Print, exactly and with both ends included, the lines below that run from the one containing "Recreate this image" to the one containing "(pE) at (396,111)". Pictures are omitted.

# Given data start

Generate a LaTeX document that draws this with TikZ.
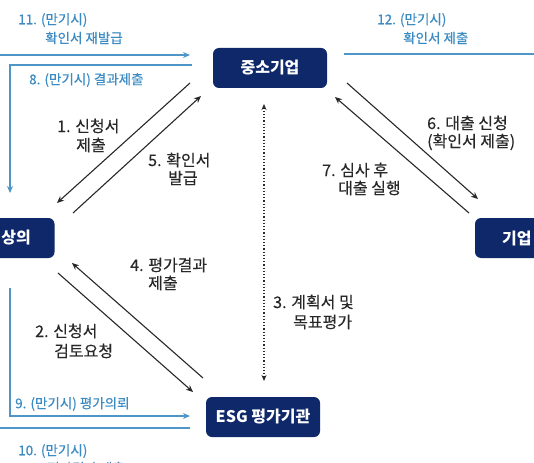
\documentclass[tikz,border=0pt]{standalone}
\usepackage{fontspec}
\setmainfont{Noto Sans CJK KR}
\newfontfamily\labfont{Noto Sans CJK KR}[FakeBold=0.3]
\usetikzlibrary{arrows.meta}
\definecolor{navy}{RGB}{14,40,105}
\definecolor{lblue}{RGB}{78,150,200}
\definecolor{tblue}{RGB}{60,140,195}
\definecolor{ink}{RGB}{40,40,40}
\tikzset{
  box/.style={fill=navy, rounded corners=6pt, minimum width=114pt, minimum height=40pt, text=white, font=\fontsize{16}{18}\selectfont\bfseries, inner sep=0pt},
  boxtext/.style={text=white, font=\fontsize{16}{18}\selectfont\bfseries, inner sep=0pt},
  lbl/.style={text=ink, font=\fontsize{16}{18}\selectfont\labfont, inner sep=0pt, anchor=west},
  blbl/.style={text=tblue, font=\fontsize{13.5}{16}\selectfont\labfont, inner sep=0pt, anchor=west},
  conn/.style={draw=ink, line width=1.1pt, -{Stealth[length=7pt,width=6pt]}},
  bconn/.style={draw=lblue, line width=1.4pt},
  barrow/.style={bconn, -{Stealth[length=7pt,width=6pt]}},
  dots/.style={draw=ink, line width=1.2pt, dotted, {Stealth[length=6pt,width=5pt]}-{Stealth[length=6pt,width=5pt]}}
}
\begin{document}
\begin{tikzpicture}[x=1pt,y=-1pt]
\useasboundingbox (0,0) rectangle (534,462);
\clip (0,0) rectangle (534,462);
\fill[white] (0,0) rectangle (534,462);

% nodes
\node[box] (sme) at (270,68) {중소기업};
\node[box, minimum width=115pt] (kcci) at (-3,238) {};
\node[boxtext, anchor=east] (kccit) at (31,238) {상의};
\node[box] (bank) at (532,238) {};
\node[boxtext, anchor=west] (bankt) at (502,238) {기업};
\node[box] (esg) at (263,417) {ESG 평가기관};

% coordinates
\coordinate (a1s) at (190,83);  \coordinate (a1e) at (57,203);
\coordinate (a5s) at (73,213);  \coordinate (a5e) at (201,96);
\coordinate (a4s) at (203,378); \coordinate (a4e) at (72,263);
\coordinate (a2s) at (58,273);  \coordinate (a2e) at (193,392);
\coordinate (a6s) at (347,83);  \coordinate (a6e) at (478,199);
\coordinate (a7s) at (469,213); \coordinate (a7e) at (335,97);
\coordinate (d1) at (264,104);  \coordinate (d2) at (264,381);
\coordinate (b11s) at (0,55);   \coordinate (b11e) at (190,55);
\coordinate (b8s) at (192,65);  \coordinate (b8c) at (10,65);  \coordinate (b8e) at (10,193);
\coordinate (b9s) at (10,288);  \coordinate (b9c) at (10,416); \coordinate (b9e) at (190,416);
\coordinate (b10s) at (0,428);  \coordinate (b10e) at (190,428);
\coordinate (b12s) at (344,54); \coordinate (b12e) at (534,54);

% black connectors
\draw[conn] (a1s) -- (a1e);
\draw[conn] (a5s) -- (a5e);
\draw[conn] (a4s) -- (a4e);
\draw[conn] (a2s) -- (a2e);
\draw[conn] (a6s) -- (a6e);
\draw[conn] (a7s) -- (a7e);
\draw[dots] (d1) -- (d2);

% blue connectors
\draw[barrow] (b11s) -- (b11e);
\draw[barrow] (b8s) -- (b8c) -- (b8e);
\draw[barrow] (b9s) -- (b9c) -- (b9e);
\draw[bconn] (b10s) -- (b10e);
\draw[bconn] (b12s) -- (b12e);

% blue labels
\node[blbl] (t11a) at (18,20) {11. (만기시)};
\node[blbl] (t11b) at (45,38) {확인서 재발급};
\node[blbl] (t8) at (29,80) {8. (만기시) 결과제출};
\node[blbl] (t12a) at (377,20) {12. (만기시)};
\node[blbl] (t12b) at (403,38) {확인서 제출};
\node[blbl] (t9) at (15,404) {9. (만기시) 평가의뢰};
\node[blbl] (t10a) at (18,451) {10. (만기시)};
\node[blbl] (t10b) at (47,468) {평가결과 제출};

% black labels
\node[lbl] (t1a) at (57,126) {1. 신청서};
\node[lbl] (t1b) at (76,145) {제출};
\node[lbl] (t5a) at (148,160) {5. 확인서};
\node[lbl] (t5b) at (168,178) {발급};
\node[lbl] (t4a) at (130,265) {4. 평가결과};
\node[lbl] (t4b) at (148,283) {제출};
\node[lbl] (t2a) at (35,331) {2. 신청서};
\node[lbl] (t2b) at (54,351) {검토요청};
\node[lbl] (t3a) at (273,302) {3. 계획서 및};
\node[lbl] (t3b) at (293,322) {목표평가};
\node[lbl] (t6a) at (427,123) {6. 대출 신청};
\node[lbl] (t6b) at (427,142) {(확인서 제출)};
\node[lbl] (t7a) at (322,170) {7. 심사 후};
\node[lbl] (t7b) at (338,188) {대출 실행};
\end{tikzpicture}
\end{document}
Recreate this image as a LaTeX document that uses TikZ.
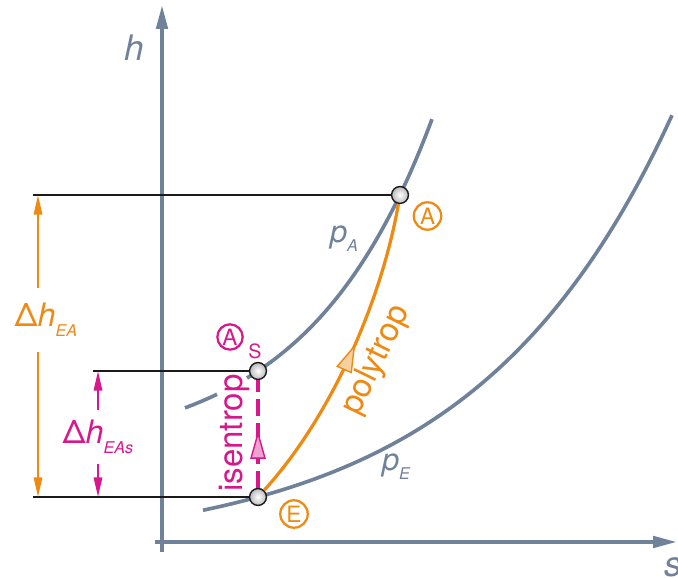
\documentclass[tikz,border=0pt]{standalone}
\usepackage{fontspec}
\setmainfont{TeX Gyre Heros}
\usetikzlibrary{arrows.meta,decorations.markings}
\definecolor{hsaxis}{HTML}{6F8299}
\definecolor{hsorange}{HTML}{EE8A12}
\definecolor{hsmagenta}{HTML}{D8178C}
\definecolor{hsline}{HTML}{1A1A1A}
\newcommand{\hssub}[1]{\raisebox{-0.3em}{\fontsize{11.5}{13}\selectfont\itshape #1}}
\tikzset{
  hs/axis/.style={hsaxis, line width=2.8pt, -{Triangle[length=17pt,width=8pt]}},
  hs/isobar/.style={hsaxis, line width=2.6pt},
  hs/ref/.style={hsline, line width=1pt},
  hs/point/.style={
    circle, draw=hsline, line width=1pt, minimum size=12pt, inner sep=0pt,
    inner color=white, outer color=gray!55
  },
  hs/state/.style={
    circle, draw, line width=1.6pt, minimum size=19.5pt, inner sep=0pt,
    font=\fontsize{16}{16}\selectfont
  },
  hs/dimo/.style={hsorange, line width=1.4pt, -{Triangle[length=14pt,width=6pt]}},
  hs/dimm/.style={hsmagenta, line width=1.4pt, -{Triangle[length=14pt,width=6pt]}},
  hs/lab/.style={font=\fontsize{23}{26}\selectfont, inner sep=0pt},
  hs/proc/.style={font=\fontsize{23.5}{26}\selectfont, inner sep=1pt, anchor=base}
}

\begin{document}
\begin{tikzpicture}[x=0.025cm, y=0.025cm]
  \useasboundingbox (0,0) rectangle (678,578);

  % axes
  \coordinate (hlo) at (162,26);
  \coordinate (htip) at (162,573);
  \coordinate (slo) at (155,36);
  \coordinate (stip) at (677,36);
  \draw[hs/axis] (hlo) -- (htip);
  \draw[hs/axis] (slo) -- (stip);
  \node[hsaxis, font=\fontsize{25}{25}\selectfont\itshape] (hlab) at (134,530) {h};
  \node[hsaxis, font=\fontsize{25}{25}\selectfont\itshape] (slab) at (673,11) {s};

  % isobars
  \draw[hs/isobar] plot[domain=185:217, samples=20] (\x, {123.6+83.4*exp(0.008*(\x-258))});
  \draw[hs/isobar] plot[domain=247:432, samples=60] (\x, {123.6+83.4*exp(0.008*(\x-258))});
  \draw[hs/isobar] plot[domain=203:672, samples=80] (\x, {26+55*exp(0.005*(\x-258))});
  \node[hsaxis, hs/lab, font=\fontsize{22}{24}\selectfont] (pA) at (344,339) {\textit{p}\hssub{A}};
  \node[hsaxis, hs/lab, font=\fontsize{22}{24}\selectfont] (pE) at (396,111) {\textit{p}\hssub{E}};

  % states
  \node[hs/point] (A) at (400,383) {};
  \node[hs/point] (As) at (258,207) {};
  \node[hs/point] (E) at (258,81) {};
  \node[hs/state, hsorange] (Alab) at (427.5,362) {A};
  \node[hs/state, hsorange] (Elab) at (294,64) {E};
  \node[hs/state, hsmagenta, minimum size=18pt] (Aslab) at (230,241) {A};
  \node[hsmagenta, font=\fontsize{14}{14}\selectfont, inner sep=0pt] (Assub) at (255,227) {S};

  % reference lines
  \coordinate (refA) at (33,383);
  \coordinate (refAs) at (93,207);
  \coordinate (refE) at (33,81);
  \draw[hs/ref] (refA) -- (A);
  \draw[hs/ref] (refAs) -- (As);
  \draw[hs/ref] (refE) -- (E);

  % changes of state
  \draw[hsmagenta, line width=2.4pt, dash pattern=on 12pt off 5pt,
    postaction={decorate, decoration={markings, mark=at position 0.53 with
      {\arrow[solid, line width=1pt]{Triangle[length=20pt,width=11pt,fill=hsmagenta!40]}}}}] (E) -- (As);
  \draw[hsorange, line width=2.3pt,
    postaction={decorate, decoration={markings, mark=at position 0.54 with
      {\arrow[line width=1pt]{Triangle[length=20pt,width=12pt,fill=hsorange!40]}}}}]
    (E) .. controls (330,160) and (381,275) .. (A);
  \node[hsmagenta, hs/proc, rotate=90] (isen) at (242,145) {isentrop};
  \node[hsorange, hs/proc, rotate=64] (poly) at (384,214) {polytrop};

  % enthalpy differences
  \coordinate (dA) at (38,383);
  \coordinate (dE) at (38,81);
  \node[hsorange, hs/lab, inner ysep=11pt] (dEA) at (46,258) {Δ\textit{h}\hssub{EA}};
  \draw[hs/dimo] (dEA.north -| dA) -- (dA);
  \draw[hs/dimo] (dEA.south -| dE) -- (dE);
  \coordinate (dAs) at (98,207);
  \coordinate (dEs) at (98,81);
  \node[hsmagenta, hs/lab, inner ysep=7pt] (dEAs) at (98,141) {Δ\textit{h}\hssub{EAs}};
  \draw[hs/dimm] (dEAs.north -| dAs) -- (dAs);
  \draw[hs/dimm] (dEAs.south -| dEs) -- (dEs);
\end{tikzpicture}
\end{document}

# Given data end

- _Exercise output_
Recreate this image as a LaTeX document that uses TikZ.
\documentclass[tikz,border=0pt]{standalone}
\usepackage{fontspec}
\setmainfont{TeX Gyre Heros}
\usetikzlibrary{arrows.meta,decorations.markings}
\definecolor{hsaxis}{HTML}{6F8299}
\definecolor{hsorange}{HTML}{EE8A12}
\definecolor{hsmagenta}{HTML}{D8178C}
\definecolor{hsline}{HTML}{1A1A1A}
\newcommand{\hssub}[1]{\raisebox{-0.3em}{\fontsize{11.5}{13}\selectfont\itshape #1}}
\tikzset{
  hs/axis/.style={hsaxis, line width=2.8pt, -{Triangle[length=17pt,width=8pt]}},
  hs/isobar/.style={hsaxis, line width=2.6pt},
  hs/ref/.style={hsline, line width=1pt},
  hs/point/.style={
    circle, draw=hsline, line width=1pt, minimum size=12pt, inner sep=0pt,
    inner color=white, outer color=gray!55
  },
  hs/state/.style={
    circle, draw, line width=1.6pt, minimum size=19.5pt, inner sep=0pt,
    font=\fontsize{16}{16}\selectfont
  },
  hs/dimo/.style={hsorange, line width=1.4pt, -{Triangle[length=14pt,width=6pt]}},
  hs/dimm/.style={hsmagenta, line width=1.4pt, -{Triangle[length=14pt,width=6pt]}},
  hs/lab/.style={font=\fontsize{23}{26}\selectfont, inner sep=0pt},
  hs/proc/.style={font=\fontsize{23.5}{26}\selectfont, inner sep=1pt, anchor=base}
}

\begin{document}
\begin{tikzpicture}[x=0.025cm, y=0.025cm]
  \useasboundingbox (0,0) rectangle (678,578);

  % axes
  \coordinate (hlo) at (162,26);
  \coordinate (htip) at (162,573);
  \coordinate (slo) at (155,36);
  \coordinate (stip) at (677,36);
  \draw[hs/axis] (hlo) -- (htip);
  \draw[hs/axis] (slo) -- (stip);
  \node[hsaxis, font=\fontsize{25}{25}\selectfont\itshape] (hlab) at (134,530) {h};
  \node[hsaxis, font=\fontsize{25}{25}\selectfont\itshape] (slab) at (673,11) {s};

  % isobars
  \draw[hs/isobar] plot[domain=185:217, samples=20] (\x, {123.6+83.4*exp(0.008*(\x-258))});
  \draw[hs/isobar] plot[domain=247:432, samples=60] (\x, {123.6+83.4*exp(0.008*(\x-258))});
  \draw[hs/isobar] plot[domain=203:672, samples=80] (\x, {26+55*exp(0.005*(\x-258))});
  \node[hsaxis, hs/lab, font=\fontsize{22}{24}\selectfont] (pA) at (344,339) {\textit{p}\hssub{A}};
  \node[hsaxis, hs/lab, font=\fontsize{22}{24}\selectfont] (pE) at (396,111) {\textit{p}\hssub{E}};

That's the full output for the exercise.